3. My Employer Does Not Value Me
Ouch! That may sound harsh, but I have heard this, or similar phrases, many times over the years. The challenge usually is not that the company does not value the technical writing team, they just do not understand us and what we do, and in all honesty, we tend not to communicate it well. How can that be! After all, we are professional communicators! Yes, but we are good at taking complex and technical subjects, distilling them down to their core essence, and then passing that information along. What we tend to not be good at is communicating costs, cost-benefits, resource allocations, and all of that stuff handled by accounting or sales types. Most writers do not like communication about the “M” word – money.
If we can stretch a little, and communicate more about financials, then we have a much better chance of being heard. As an example, perhaps you are currently using an out-of-date computer that was a hand-me-down from one of the engineers. How powerful is it to casually mention to your supervisor that a new computer would be nice. We are simply trying to be polite, but it understates the benefit to the organization that a new computer would provide.
On the other hand, if we just do a bit of research and formalize our request in writing with supporting data then we are much more likely to get the upgrade that we need. How much more powerful is, “Currently using 9-year-old hardware that is underpowered for required tasks. Documentation builds currently take X hours per week of lost productivity.

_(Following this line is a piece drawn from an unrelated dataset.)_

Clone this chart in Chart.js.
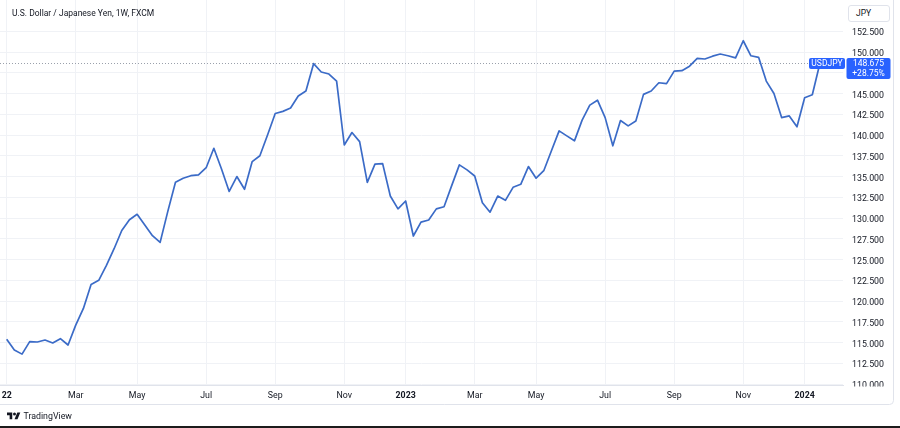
<!DOCTYPE html>
<html>
<head>
<meta charset="utf-8">
<script src="https://cdn.jsdelivr.net/npm/chart.js@4.4.1/dist/chart.umd.min.js"></script>
<style>
html,body{margin:0;padding:0;background:#fff;width:900px;height:428px;overflow:hidden;font-family:Roboto,"Noto Sans",sans-serif;}
#wrap{position:relative;width:900px;height:428px;}
#c{position:absolute;left:0;top:0;}
#title{position:absolute;left:12px;top:7px;font-size:8.5px;line-height:12px;color:#131722;white-space:nowrap;}
#cur{position:absolute;left:848px;top:5px;width:42px;height:17px;box-sizing:border-box;border:1px solid #e0e3eb;border-radius:3px;font-size:8.5px;color:#131722;line-height:15px;padding-left:7px;background:#fff;}
#logo{position:absolute;left:7px;top:410px;height:12px;display:flex;align-items:center;}
#logo span{font-size:8.8px;color:#131722;margin-left:3px;}
#edge{position:absolute;left:0;top:426px;width:900px;height:2px;background:#1c1c1c;}
</style>
</head>
<body>
<div id="wrap">
  <canvas id="c" width="900" height="428"></canvas>
  <div id="title">U.S. Dollar / Japanese Yen, 1W, FXCM</div>
  <div id="cur">JPY</div>
  <div id="logo"><svg width="13.5" height="10.5" viewBox="0 0 36 28"><path d="M14 22H7V11H0V4h14v18zM28 22h-8l7.5-18h8L28 22z" fill="#131722"/><circle cx="20" cy="8" r="4" fill="#131722"/></svg><span>TradingView</span></div>
  <div id="edge"></div>
</div>
<script>
// ---- data (weekly closes, USDJPY) ----
const symbol = 'USDJPY';
const changeText = '+28.75%';
const closes = [
  115.4, 114.1, 113.6, 115.1, 115.06, 115.3, 114.94, 115.46, 114.7, 117.1,
  119.1, 122.0, 122.5, 124.3, 126.3, 128.5, 129.8, 130.45, 129.16, 127.87,
  127.07, 130.8, 134.3, 134.8, 135.1, 135.2, 136.06, 138.4, 135.9, 133.2,
  135.0, 133.46, 136.8, 137.5, 140.0, 142.6, 142.85, 143.25, 144.7, 145.3,
  148.6, 147.6, 147.35, 146.5, 138.8, 140.3, 139.2, 134.3, 136.5, 136.55,
  132.65, 131.1, 132.05, 127.83, 129.5, 129.76, 131.1, 131.36, 133.9, 136.4,
  135.8, 135.06, 131.85, 130.7, 132.65, 132.13, 133.7, 134.06, 136.2, 134.8,
  135.7, 138.1, 140.5, 139.9, 139.3, 141.8, 143.6, 144.2, 142.1, 138.7,
  141.75, 141.1, 141.7, 144.9, 145.3, 146.3, 146.2, 147.7, 147.75, 148.3,
  149.24, 149.16, 149.5, 149.76, 149.55, 149.3, 151.36, 149.55, 149.36, 146.5,
  145.0, 142.1, 142.3, 141.0, 144.5, 144.85, 148.675
];
// week categories (week starting dates)
const weeks = [];
for (let i = 0; i < closes.length; i++) {
  const d = new Date(Date.UTC(2022, 0, 3 + 7 * i));
  weeks.push(d.toISOString().slice(0, 10));
}
// time-axis tick labels (week index of first bar of each labelled month)
const monthTickWeek  = [0, 9, 17, 26, 35, 44, 52, 61, 69, 78, 87, 96, 104];
const monthTickLabel = ['22', 'Mar', 'May', 'Jul', 'Sep', 'Nov', '2023', 'Mar', 'May', 'Jul', 'Sep', 'Nov', '2024'];
// price-axis tick values
const priceTicks = [110, 112.5, 115, 117.5, 120, 122.5, 125, 127.5, 130, 132.5, 135, 137.5, 140, 142.5, 145, 147.5, 150, 152.5];

const FONT = 'Roboto, "Noto Sans", sans-serif';
const GRID = '#f0f2f6';

function rr(ctx, x, y, w, h, r) {
  ctx.beginPath();
  ctx.moveTo(x + r, y);
  ctx.lineTo(x + w - r, y); ctx.quadraticCurveTo(x + w, y, x + w, y + r);
  ctx.lineTo(x + w, y + h - r); ctx.quadraticCurveTo(x + w, y + h, x + w - r, y + h);
  ctx.lineTo(x + r, y + h); ctx.quadraticCurveTo(x, y + h, x, y + h - r);
  ctx.lineTo(x, y + r); ctx.quadraticCurveTo(x, y, x + r, y);
  ctx.closePath();
}

const priceTag = {
  id: 'priceTag',
  beforeDatasetsDraw(chart) {
    const {ctx, chartArea: ca, scales: {y}} = chart;
    const py = Math.round(y.getPixelForValue(closes[closes.length - 1])) + 0.5;
    ctx.save();
    ctx.strokeStyle = '#9aa0ab';
    ctx.lineWidth = 1;
    ctx.setLineDash([1, 2]);
    ctx.beginPath(); ctx.moveTo(ca.left, py); ctx.lineTo(ca.right - 34, py); ctx.stroke();
    ctx.restore();
  },
  afterDraw(chart) {
    const {ctx, chartArea: ca, scales: {y}} = chart;
    const last = closes[closes.length - 1];
    const py = Math.round(y.getPixelForValue(last));
    ctx.save();
    // clip price labels below pane
    ctx.fillStyle = '#fff';
    ctx.fillRect(ca.right + 1, ca.bottom + 1.5, 48, 17);
    // container border
    ctx.strokeStyle = '#e0e3eb';
    ctx.lineWidth = 1;
    ctx.beginPath();
    ctx.moveTo(893.5, 0); ctx.lineTo(893.5, 400.5);
    ctx.quadraticCurveTo(893.5, 404.5, 889.5, 404.5);
    ctx.lineTo(0, 404.5);
    ctx.stroke();
    // symbol label & price label
    ctx.fillStyle = '#2962ff';
    rr(ctx, ca.right - 34, py - 5, 36, 11, 2); ctx.fill();
    rr(ctx, ca.right + 3.5, py - 5, 44, 21, 2); ctx.fill();
    ctx.fillStyle = '#fff';
    ctx.font = '8.5px ' + FONT;
    ctx.textAlign = 'center';
    ctx.textBaseline = 'middle';
    ctx.fillText(symbol, ca.right - 16, py + 1);
    ctx.fillText(last.toFixed(3), ca.right + 25.5, py + 1);
    ctx.fillText(changeText, ca.right + 25.5, py + 11);
    ctx.restore();
  }
};

new Chart(document.getElementById('c'), {
  type: 'line',
  data: {
    labels: weeks,
    datasets: [{
      label: symbol,
      data: closes.map((v, i) => ({x: i, y: v})),
      borderColor: '#3b6bc7',
      borderWidth: 1.7,
      pointRadius: 0,
      tension: 0,
      fill: false,
      borderJoinStyle: 'round'
    }]
  },
  options: {
    responsive: false,
    devicePixelRatio: 1,
    animation: false,
    layout: {padding: 0},
    plugins: {legend: {display: false}, tooltip: {enabled: false}, title: {display: false}},
    scales: {
      x: {
        type: 'linear',
        min: -0.87,
        max: 109.0,
        position: 'bottom',
        grid: {color: GRID, drawTicks: false, lineWidth: 1},
        border: {display: true, color: '#e0e3eb'},
        ticks: {
          autoSkip: false,
          maxRotation: 0,
          padding: 6,
          color: '#131722',
          font: (c) => ({family: FONT, size: 8.8, weight: /^\d+$/.test(monthTickLabel[c.index] || '') ? 'bold' : 'normal'}),
          callback: (v, i) => monthTickLabel[i]
        },
        afterBuildTicks: (s) => { s.ticks = monthTickWeek.map(v => ({value: v})); },
        afterFit: (s) => { s.height = 43; s.paddingLeft = 0; s.paddingRight = 0; s.paddingTop = 0; s.paddingBottom = 0; }
      },
      y: {
        type: 'linear',
        position: 'right',
        min: 109.88,
        max: 156.27,
        grid: {color: GRID, drawTicks: false, lineWidth: 1},
        border: {display: false},
        ticks: {
          padding: 9,
          labelOffset: 2,
          color: '#131722',
          font: {family: FONT, size: 8.8},
          callback: (v) => v.toFixed(3)
        },
        afterBuildTicks: (s) => { s.ticks = priceTicks.map(v => ({value: v})); },
        afterFit: (s) => { s.width = 57; s.paddingLeft = 0; s.paddingRight = 0; s.paddingTop = 0; s.paddingBottom = 0; }
      }
    }
  },
  plugins: [priceTag]
});
</script>
</body>
</html>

With more modern hardware, time for documentation builds can be reduced by 80% gaining X hours of additional productivity per week.” When you put it that way, the company is losing money every day that they do not upgrade your computer, and they need to know that. We also need to communicate the value proposition in a way that they can understand.
Summary
I’m sure that there are more challenges of being a technical content writer than you can think of, but this was a quick list of suggestions and best practices to address three of the challenges that I have been hearing from customers for many years.